Challenge
For this exercise, output only the lines between the "Give me the" line and the "const f2 = v => v.toFixed(2);" line, both of them included, and skip all pictures.

== Data to process

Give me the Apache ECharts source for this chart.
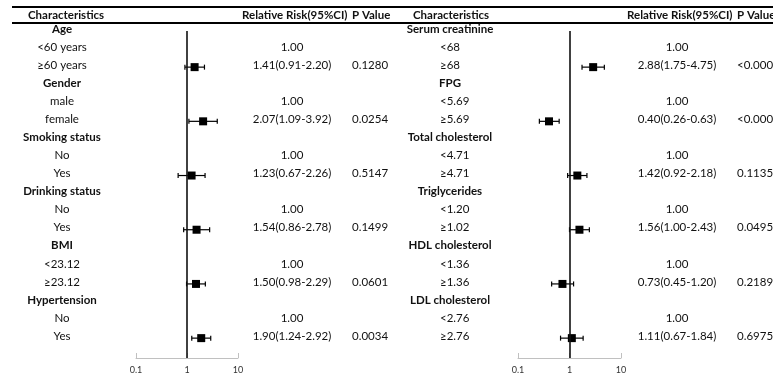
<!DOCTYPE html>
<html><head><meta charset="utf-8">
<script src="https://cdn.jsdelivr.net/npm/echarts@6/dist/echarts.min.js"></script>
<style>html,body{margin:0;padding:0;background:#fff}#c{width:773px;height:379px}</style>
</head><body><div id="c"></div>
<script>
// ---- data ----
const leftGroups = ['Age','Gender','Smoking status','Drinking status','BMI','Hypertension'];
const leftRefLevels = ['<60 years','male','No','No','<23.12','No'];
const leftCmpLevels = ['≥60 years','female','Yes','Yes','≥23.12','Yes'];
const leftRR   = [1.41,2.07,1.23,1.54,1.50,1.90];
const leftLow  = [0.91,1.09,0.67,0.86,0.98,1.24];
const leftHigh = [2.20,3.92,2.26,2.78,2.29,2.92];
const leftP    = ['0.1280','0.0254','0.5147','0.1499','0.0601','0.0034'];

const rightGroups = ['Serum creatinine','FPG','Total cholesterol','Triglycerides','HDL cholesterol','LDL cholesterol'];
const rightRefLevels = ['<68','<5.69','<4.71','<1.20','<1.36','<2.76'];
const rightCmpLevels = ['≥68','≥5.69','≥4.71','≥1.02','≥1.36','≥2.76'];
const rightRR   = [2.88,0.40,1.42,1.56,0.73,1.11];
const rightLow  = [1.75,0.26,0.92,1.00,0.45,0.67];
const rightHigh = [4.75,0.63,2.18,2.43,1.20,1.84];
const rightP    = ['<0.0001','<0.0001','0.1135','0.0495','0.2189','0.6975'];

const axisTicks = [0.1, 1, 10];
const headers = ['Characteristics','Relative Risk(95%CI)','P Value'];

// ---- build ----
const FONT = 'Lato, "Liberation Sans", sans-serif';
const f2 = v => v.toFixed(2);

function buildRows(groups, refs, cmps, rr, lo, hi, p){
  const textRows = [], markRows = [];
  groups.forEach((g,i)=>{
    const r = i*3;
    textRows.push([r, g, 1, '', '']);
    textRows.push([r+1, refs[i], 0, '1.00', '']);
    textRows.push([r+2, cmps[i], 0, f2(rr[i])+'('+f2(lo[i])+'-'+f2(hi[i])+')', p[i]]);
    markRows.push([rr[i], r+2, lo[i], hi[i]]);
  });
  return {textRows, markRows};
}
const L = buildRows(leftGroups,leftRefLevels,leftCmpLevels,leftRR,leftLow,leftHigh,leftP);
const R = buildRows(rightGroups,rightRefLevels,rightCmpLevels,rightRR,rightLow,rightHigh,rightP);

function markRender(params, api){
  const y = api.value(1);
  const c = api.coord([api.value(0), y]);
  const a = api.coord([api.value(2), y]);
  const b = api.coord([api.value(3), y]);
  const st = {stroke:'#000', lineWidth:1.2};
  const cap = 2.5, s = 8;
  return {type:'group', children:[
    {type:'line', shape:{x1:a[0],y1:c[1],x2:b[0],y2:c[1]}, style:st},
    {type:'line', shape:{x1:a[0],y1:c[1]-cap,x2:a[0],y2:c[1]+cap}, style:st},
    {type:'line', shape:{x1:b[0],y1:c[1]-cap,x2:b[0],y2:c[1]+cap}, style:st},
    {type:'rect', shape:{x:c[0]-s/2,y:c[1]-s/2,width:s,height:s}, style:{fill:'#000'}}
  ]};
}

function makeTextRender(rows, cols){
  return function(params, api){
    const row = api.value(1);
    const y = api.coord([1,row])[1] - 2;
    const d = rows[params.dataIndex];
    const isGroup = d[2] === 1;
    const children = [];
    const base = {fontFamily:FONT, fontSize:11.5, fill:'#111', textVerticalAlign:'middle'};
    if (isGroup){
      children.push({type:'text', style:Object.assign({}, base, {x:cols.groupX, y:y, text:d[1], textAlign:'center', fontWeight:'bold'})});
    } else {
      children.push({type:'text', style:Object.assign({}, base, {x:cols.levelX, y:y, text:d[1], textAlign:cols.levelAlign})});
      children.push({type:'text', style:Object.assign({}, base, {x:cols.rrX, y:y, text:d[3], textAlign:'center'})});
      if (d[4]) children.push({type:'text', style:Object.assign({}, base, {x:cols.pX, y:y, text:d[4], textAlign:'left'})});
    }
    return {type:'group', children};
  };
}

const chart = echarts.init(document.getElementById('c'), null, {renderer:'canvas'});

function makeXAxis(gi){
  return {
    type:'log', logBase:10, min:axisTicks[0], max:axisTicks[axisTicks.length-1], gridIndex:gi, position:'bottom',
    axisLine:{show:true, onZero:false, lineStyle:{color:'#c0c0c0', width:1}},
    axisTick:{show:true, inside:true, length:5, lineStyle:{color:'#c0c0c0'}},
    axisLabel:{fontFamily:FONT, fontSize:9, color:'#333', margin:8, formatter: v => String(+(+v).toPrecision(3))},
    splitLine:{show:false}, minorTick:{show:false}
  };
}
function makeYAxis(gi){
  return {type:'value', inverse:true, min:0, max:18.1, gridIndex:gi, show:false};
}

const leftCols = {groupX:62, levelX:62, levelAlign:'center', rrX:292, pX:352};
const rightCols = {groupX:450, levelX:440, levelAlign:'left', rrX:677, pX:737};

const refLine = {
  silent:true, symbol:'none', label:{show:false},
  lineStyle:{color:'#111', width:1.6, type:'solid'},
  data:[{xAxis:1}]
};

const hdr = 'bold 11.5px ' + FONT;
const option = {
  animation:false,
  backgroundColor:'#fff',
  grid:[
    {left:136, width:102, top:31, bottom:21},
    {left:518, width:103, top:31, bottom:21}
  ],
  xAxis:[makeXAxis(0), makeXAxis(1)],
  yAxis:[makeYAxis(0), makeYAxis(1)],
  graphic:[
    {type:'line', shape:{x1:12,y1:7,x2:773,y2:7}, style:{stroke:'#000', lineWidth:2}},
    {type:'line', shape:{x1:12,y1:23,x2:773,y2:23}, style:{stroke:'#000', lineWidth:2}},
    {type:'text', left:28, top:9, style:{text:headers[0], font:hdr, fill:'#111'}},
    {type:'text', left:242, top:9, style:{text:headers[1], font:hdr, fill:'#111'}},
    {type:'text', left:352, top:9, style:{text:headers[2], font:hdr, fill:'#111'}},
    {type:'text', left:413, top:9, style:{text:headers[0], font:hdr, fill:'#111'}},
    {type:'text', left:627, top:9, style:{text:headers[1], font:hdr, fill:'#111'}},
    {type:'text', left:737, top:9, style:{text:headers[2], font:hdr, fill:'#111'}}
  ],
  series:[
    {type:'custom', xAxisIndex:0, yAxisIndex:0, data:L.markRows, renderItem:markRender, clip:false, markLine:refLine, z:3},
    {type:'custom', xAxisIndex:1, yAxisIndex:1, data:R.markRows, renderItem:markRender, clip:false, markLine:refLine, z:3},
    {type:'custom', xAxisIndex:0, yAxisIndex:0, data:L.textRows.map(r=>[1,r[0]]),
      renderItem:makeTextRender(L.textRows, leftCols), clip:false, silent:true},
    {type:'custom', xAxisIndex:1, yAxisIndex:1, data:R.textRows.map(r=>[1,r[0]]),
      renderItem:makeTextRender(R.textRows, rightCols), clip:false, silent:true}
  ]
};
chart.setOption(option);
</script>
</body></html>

====
== Data to process

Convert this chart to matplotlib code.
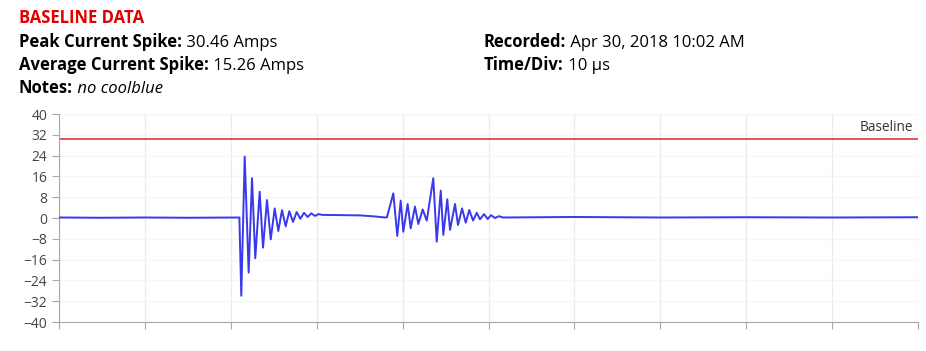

====
== Data to process

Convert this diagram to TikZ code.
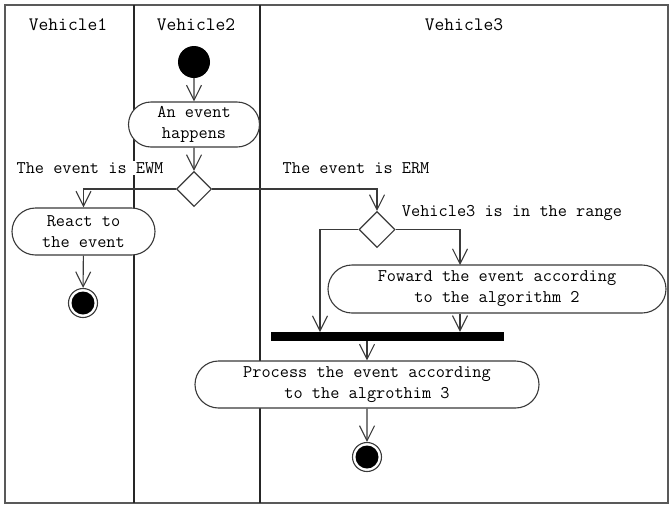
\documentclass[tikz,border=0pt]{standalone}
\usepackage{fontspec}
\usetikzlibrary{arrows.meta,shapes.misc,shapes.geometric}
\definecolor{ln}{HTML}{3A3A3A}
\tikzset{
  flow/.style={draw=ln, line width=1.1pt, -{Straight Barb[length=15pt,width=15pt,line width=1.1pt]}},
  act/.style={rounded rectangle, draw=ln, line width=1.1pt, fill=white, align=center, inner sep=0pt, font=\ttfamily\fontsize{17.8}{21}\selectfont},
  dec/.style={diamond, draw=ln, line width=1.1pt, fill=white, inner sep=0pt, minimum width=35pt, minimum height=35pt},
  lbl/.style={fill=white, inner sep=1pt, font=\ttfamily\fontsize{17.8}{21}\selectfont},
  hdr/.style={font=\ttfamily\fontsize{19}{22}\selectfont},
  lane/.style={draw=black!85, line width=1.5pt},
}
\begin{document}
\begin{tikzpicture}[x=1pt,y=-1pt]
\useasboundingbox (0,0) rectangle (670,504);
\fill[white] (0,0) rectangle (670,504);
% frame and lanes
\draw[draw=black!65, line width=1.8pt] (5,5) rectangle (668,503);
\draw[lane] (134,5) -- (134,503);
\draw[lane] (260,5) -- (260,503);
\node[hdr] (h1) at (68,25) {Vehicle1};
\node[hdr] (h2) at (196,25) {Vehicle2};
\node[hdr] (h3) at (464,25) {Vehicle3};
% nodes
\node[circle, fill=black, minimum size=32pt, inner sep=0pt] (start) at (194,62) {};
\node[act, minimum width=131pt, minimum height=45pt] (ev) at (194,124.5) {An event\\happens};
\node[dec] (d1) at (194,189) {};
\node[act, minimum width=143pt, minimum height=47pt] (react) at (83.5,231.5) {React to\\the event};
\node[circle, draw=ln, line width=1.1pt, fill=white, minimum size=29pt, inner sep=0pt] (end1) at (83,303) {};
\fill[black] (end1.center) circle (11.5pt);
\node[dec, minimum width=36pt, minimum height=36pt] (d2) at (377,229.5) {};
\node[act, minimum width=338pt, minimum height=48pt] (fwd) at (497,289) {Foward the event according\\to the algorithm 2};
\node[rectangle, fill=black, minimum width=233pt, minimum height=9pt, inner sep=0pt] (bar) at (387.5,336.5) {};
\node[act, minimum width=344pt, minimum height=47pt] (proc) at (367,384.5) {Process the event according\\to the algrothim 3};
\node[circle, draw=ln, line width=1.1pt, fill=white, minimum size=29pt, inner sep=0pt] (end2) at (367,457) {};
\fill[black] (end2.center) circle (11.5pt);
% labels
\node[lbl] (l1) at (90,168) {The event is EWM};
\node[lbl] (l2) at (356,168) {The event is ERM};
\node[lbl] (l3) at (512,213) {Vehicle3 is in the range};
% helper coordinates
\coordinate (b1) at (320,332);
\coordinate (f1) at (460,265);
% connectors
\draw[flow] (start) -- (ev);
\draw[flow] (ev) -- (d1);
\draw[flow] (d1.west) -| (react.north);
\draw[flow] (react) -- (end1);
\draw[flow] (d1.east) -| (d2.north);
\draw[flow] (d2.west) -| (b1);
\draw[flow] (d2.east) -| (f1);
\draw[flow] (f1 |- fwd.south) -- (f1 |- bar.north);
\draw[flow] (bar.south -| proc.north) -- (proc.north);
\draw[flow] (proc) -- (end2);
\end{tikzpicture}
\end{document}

====

Finished exercise
Give me the Apache ECharts source for this chart.
<!DOCTYPE html>
<html><head><meta charset="utf-8">
<script src="https://cdn.jsdelivr.net/npm/echarts@6/dist/echarts.min.js"></script>
<style>html,body{margin:0;padding:0;background:#fff}#c{width:773px;height:379px}</style>
</head><body><div id="c"></div>
<script>
// ---- data ----
const leftGroups = ['Age','Gender','Smoking status','Drinking status','BMI','Hypertension'];
const leftRefLevels = ['<60 years','male','No','No','<23.12','No'];
const leftCmpLevels = ['≥60 years','female','Yes','Yes','≥23.12','Yes'];
const leftRR   = [1.41,2.07,1.23,1.54,1.50,1.90];
const leftLow  = [0.91,1.09,0.67,0.86,0.98,1.24];
const leftHigh = [2.20,3.92,2.26,2.78,2.29,2.92];
const leftP    = ['0.1280','0.0254','0.5147','0.1499','0.0601','0.0034'];

const rightGroups = ['Serum creatinine','FPG','Total cholesterol','Triglycerides','HDL cholesterol','LDL cholesterol'];
const rightRefLevels = ['<68','<5.69','<4.71','<1.20','<1.36','<2.76'];
const rightCmpLevels = ['≥68','≥5.69','≥4.71','≥1.02','≥1.36','≥2.76'];
const rightRR   = [2.88,0.40,1.42,1.56,0.73,1.11];
const rightLow  = [1.75,0.26,0.92,1.00,0.45,0.67];
const rightHigh = [4.75,0.63,2.18,2.43,1.20,1.84];
const rightP    = ['<0.0001','<0.0001','0.1135','0.0495','0.2189','0.6975'];

const axisTicks = [0.1, 1, 10];
const headers = ['Characteristics','Relative Risk(95%CI)','P Value'];

// ---- build ----
const FONT = 'Lato, "Liberation Sans", sans-serif';
const f2 = v => v.toFixed(2);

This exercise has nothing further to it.